En l’absence d’un morphisme d’anneau qui préserve les noms de variable, la coercition entre anneaux de polynômes multivariés n’est pas définie. Il peut tout de même exister une conversion qui envoie les variables d’un anneau sur celle de l’autre en fonction de leur position dans la liste des générateurs :

sage: R3 = ZZ['z','x']
sage: R3.has_coerce_map_from(R1)
False
sage: R3(x)
z
sage: R3(y)
x

Mais une telle conversion ne répond pas aux critères pour être une coercition : en effet, en composant l’application de ZZ['x','y'] dans ZZ['y','x'] avec celle qui préserve les positions de ZZ['y','x'] dans ZZ['a','b'], nous obtiendrions une application qui ne préserve ni les noms ni les positions, ce qui viole la règle de cohérence.

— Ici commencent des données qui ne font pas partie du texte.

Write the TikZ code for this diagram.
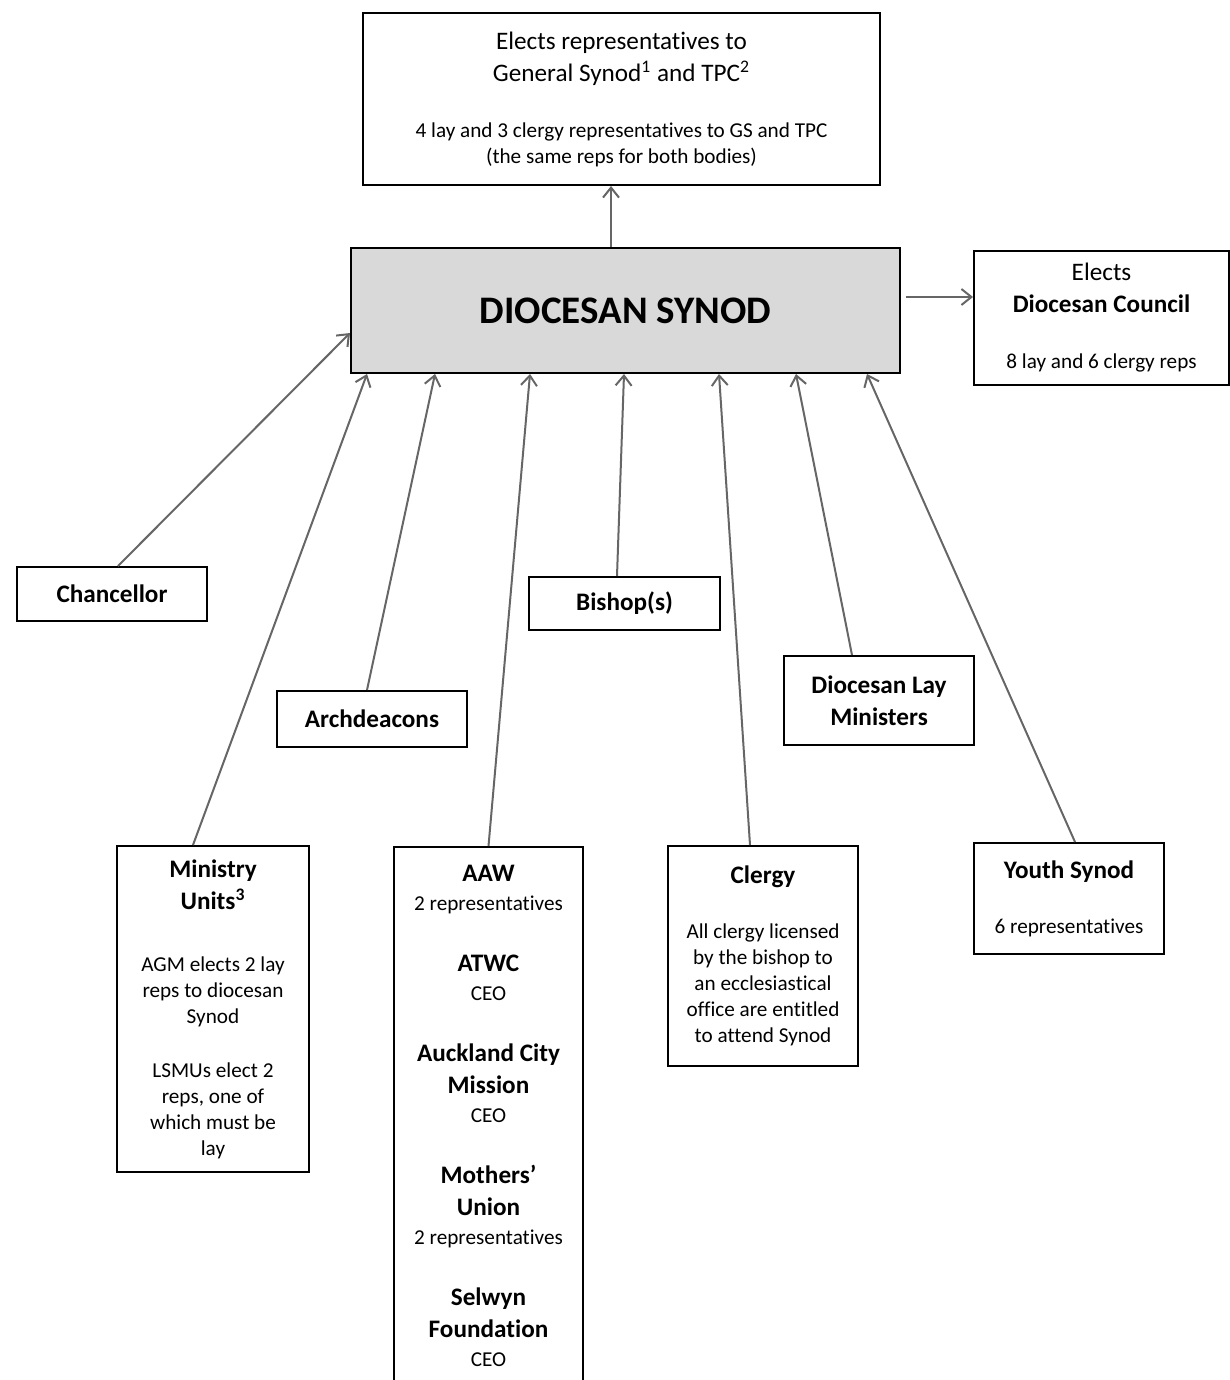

Lorsqu’une coercition est définie, elle est souvent utilisée pour comparer des éléments d’anneaux différents ou pour effectuer des opérations arithmétiques. Cela est commode, mais il faut être prudent en étendant la relation d’égalité == au-delà des frontières d’un parent donné. Par exemple, si == est bien censé être une relation d’équivalence entre éléments d”un anneau, il n’en va pas forcément de même quand on compare des éléments d’anneaux différents. Ainsi, les éléments 1 de ZZ et d’un corps fini sont considérés comme égaux, puisqu’il existe une coercition canonique des entiers dans tout corps fini. En revanche, il n’y a en général pas de coercition entre deux corps finis quelconques. On a donc

sage: GF(5)(1) == 1
True
sage: 1 == GF(2)(1)
True
sage: GF(5)(1) == GF(2)(1)
False
sage: GF(5)(1) != GF(2)(1)
True

De même, on a

sage: R3(R1.1) == R3.1
True
sage: R1.1 == R3.1
False
sage: R1.1 != R3.1
True

Une autre conséquence de la condition de cohérence est que les coercitions ne sont possibles que des anneaux exacts (comme les rationnels QQ) vers les anneaux inexacts (comme les réels à précision donnée RR), jamais l’inverse. En effet, pour qu’une conversion de RR dans QQ puisse être une coercition, il faudrait que la composée de la coercition de QQ dans RR et de cette conversion soit l’identité sur QQ, ce qui n’est pas possible puisque des rationnels distincts peuvent très bien être envoyés sur le même élément de RR :

sage: RR(1/10^200+1/10^100) == RR(1/10^100)
True
sage: 1/10^200+1/10^100 == 1/10^100
False

Lorsque l’on compare des éléments de deux parents P1 et P2, il peut arriver qu’il n’existe pas de coercition entre P1 et P2, mais qu’il y ait un choix canonique de parent P3 tel que P1 et P2 admettent tous deux des coercitions dans P3. Dans ce cas aussi, la coercition a lieu. Un exemple typique de ce mécanisme est l’addition d’un rationnel et d’un polynôme à coefficients entiers, qui produit un polynôme à coefficients rationnels :

sage: P1.<x> = ZZ[]
sage: p = 2*x+3
sage: q = 1/2
sage: parent(p)
Univariate Polynomial Ring in x over Integer Ring
sage: parent(p+q)
Univariate Polynomial Ring in x over Rational Field

Notons qu’en principe, on aurait très bien pu choisir pour P3 le corps des fractions de ZZ['x']. Cependant, Sage tente de choisir un parent commun canonique aussi naturel que possible (ici QQ['x']). Afin que cela fonctionne de façon fiable, Sage ne se contente pas de prendre n’importe lequel lorsque plusieurs candidats semblent aussi naturels les uns que les autres. La manière dont le choix est fait est décrite dans le tutoriel spécifique déjà mentionné.

Dans l’exemple suivant, il n’y a pas de coercition vers un parent commun :

sage: R.<x> = QQ[]
sage: S.<y> = QQ[]
sage: x+y
Traceback (most recent call last):
...
TypeError: unsupported operand parent(s) for +: 'Univariate Polynomial Ring in x over Rational Field' and 'Univariate Polynomial Ring in y over Rational Field'

En effet, Sage refuse de choisir entre les candidats QQ['x']['y'], QQ['y']['x'], QQ['x','y'] et QQ['y','x'], car ces quatre structures deux à deux distinctes semblent toutes des parents communs naturels, et aucun choix canonique ne s’impose.